Johanny Vázquez Paz is the author of Sagrada familia (winner of the International Latino Book Award,
2015), Querido voyeur, and Streetwise Poems/Poemas callejeros. She won first prize in the poetry category in
Northwestern Illinois University’s Consenso Literary Contest of poetry and short stories, and second prize in
the short story category. She coedited the anthology Between the Heart and the Land/Entre el corazón y la
tierra: Latina Poets in the Midwest and her work has been included in the anthologies City of the Big
Shoulders, Ejército de rosas, En la 18 a la 1, and The City Visible: Chicago Poetry for the New Century, among
others. She currently teaches at Harold Washington College in Chicago, Illinois.

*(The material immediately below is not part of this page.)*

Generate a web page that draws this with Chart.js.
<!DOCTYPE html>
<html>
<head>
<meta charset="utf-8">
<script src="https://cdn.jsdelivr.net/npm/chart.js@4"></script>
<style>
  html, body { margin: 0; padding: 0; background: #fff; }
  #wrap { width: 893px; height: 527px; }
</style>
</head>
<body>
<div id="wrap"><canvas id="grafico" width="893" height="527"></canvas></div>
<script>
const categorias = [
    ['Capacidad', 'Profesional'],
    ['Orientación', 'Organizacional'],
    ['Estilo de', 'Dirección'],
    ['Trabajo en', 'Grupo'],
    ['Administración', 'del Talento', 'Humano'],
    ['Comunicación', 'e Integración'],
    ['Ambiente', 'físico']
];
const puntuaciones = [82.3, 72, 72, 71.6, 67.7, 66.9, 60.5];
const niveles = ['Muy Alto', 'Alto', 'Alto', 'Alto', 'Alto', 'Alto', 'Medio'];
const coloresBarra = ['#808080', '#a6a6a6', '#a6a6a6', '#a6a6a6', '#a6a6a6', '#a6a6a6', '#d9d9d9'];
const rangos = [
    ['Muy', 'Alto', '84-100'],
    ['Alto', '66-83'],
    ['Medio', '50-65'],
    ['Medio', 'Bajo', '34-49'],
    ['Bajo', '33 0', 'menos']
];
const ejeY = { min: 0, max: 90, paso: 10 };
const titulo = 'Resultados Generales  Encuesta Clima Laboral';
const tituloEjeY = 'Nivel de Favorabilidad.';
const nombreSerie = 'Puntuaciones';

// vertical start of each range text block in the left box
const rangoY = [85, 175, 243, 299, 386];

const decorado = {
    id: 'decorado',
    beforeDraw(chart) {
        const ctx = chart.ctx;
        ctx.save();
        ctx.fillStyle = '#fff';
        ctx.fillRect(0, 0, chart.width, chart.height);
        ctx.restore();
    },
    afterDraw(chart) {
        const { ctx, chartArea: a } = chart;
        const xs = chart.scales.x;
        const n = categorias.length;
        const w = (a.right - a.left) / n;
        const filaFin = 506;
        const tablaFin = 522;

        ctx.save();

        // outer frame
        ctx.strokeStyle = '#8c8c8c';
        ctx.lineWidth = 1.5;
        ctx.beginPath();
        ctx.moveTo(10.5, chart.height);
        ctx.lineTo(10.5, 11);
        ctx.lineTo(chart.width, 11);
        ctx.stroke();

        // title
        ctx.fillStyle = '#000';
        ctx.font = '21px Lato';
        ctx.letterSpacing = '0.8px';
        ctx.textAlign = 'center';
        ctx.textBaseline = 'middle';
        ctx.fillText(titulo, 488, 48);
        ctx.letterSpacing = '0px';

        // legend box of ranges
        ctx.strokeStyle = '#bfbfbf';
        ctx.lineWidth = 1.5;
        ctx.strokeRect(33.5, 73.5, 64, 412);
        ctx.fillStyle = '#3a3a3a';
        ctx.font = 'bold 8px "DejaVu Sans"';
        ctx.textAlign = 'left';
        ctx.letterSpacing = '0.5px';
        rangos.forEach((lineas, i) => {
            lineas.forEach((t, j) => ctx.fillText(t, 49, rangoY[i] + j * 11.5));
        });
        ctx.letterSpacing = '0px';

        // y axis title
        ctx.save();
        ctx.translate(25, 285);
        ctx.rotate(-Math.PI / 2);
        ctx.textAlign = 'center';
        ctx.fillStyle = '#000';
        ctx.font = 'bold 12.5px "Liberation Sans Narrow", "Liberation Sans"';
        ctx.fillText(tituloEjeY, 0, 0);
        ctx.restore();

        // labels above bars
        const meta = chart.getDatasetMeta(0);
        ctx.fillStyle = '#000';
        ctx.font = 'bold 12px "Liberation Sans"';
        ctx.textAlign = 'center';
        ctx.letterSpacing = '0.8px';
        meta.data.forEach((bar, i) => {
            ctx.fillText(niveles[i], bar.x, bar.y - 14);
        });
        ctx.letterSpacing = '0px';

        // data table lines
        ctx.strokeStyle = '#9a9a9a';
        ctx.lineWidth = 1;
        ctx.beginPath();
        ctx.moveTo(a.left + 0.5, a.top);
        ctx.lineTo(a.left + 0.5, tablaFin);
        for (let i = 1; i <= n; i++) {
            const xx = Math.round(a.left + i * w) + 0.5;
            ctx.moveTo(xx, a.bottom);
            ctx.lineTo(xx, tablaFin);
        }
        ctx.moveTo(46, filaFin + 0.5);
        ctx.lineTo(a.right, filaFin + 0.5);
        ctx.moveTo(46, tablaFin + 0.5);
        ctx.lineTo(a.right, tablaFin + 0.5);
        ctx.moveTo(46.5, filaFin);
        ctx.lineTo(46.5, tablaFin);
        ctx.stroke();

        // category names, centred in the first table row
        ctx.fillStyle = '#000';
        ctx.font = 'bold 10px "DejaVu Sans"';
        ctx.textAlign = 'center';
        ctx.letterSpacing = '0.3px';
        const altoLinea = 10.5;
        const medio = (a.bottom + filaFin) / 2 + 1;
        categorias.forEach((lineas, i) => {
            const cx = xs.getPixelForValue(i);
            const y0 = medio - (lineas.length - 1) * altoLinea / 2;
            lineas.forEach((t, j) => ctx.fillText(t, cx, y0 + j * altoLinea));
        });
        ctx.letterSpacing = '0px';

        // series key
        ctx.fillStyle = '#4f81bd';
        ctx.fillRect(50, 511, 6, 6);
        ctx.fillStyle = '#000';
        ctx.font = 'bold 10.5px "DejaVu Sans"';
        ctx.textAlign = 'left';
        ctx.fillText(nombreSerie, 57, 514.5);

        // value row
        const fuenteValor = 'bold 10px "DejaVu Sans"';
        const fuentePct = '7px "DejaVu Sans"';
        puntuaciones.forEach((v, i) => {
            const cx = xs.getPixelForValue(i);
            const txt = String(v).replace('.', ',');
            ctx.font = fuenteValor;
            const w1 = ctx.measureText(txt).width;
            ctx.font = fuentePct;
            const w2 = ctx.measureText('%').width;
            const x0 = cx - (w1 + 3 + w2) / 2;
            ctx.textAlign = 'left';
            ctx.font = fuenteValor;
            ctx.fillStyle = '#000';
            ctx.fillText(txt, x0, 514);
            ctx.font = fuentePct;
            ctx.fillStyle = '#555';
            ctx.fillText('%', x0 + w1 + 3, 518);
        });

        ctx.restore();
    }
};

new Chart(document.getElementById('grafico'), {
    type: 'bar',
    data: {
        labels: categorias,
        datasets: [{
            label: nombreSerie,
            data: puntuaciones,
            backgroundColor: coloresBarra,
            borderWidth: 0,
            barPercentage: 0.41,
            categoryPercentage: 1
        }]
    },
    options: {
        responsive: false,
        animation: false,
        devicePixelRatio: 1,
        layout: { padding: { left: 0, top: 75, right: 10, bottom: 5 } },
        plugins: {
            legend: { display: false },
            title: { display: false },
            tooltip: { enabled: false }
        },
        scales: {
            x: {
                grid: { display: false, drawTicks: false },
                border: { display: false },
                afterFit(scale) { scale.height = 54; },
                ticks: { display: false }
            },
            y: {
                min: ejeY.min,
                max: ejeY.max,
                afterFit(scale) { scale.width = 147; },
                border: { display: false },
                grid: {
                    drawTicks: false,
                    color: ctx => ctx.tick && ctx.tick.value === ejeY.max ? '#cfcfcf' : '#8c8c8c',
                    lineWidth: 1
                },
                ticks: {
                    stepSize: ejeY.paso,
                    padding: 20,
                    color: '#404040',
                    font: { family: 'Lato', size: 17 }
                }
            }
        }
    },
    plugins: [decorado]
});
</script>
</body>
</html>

I Offer My Heart as a
Target/Ofrezco mi corazón como una diana is her latest collection of poetry.
.
Lawrence Schimel (New York, 1971) is a full-time author, writing in both Spanish and English, who has
published over one hundred books in a wide range of genres, including fiction, poetry, graphic novels, and
children’s literature. He is also a prolific literary translator. Recent translations include the novels The Wild
Book by Juan Villoro (Restless Books) and La Bastarda by Trifonia Melibea Obono (Feminist Press in the
US/Modjaji Books in South Africa); the graphic novel of Jesús Carrasco’s Out in the Open (SelfMadeHero);
and poetry collections Destruction of the Lover by Luis Panini (Pleaides Press), Bomarzo by Elsa Cross
(Shearsman Books), Impure Acts by Ángelo Néstore (Indolent Books) and I Offer My Heart as a Target by
Johanny Vázquez Paz (Akashic). He lives in Madrid, Spain.